Astrologer's Game," [n31 A. Bernhardi, "Vier Konige," BA 19 (1936), pp. 17If. See J. Needham, Science and Civilization in China, vol. 4, Pt. I: Physics (1962), p. 325, about a book on chess published in 1571 under the title Uranomachia seu Astrologorum Ludus.] whereas the Chinese chessboard shows the Milky Way dividing the two camps. Which goes to show that the Icelanders knew what they were talking about.

Finally, there is one remarkable and disturbing coincidence from the same direction. It is known that in the final battle of the gods, the massed legions on the side of "order" are the dead warriors, the "Einherier" who once fell in combat on earth and who have been transferred by the Valkyries to reside with Odin in Valhalla—a theme much rehearsed in heroic poetry. On the last day they issue forth to battle in martial array. Says the Grimnismal (23): "Five hundred gates and forty more are in the mighty building of Walhalla—eight hundred 'Einherier' come out of each one gate—on the time they go out on defence against the Wolf."

That makes 432,000 in all, a number of significance from of old. This number must have had a very ancient meaning, for it is also the number of syllables in the Rigveda. But it goes back to the basic figure 10,800, the number of stanzas in the Rigveda (40 syllables to a stanza) which, together with 108, occurs insistently in Indian tradition. 10,800 is also the number which has been given by Heraclitus for the duration of the Aion, according to Censorius (De die natali 18), whereas Berossos made. the Babylonian Great Year to last 432,000 years. Again, 10,800 is the number of bricks of the Indian fire-altar (Agnicayana) [n32 See J. Filliozat, "L'Inde et les echanges scientifiques dans l'antiqite," Cahiers d'histoire mondiale 1 (1953), pp. 358f.].

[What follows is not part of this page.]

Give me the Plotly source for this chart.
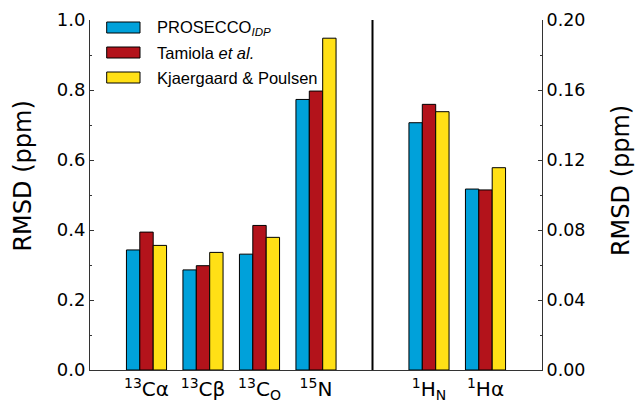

"To quibble away such a coincidence," remarks Schroder, "or to ascribe it to chance, is in my opinion to drive skepticism beyond its limits." [n33 F. R. Schroder, Altgermanische Kulturprobleme (1929), pp. 80f.]. Shall one add Angkor to the list? It has five gates, and to each of them leads a road, bridging over that water ditch which surrounds the whole place. Each of these roads is bordered by a row of huge stone figures, 108 per avenue, 54 on each side,: altogether 540 statues of Deva and Asura, and each row carries a huge Naga serpent with nine heads. Only, they do not "carry" that serpent, they are shown to "pull" it, which indicates that these 540 statues are churning the Milky Ocean, represented (poorly, indeed) by the water ditch [n34 R. von Heine-Geldern, "Weltbild und Bauform in Siidostasien," in Wiener Beitriige zur Kunst- und Kulturgeschicte 4 (1930), pp. 41f.], using Mount Mandara as a churning staff, and Vasuki, the prince of the Nagas, as their drilling rope. (Just to prevent misunderstanding: Vasuki had been asked before, and had agreeably consented, and so had Vishnu's tortoise avatar, who "was going to serve as the fixed base for that "incomparably mighty churn," and even the Milky Ocean itself had made it clear that it was willing to be churned.) The whole of Angkor thus turns out to be a colossal model set up for "alternative motion" with true Hindu fantasy and incongruousness to counter the idea of a continuous one-way Precession from west to east.

Now there is a last paragraph in the Gylfaginning, which is usually considered an afterword, and its authorship is in doubt, for it is supposed that Snorri's Edda was completed by Olaf Hvitaskald (d. 1259), Snorri's nephew. In any case, this addition is somewhat out of the previous context, but it reinforces it:

The Aesir now sat down to talk, and held their counsel, and remembered all the tales that were told to Gylfi. They gave the very same names that had been named before to the men and places that were there. This they did for the reason that, when a long time had elapsed, men should not doubt that those to whom the same names were given, were all identical. There was one who is called Thor, and he is Asa-Thor, the old. He is Oeku-Thor (Chariot-Thor) and to him are ascribed the great deeds by Hektor in Troy.

As for the rebirth of the world, another "Twilight" comes to mind. It is in the Kumulipo, a Polynesian cosmogonic myth from Hawaii. "Although we have the source of all things from chaos, it is a chaos which is simply the wreck and ruin of an earlier world." [n35 R. B. Dixon, Oceanic Mythology (1910), p. 15.].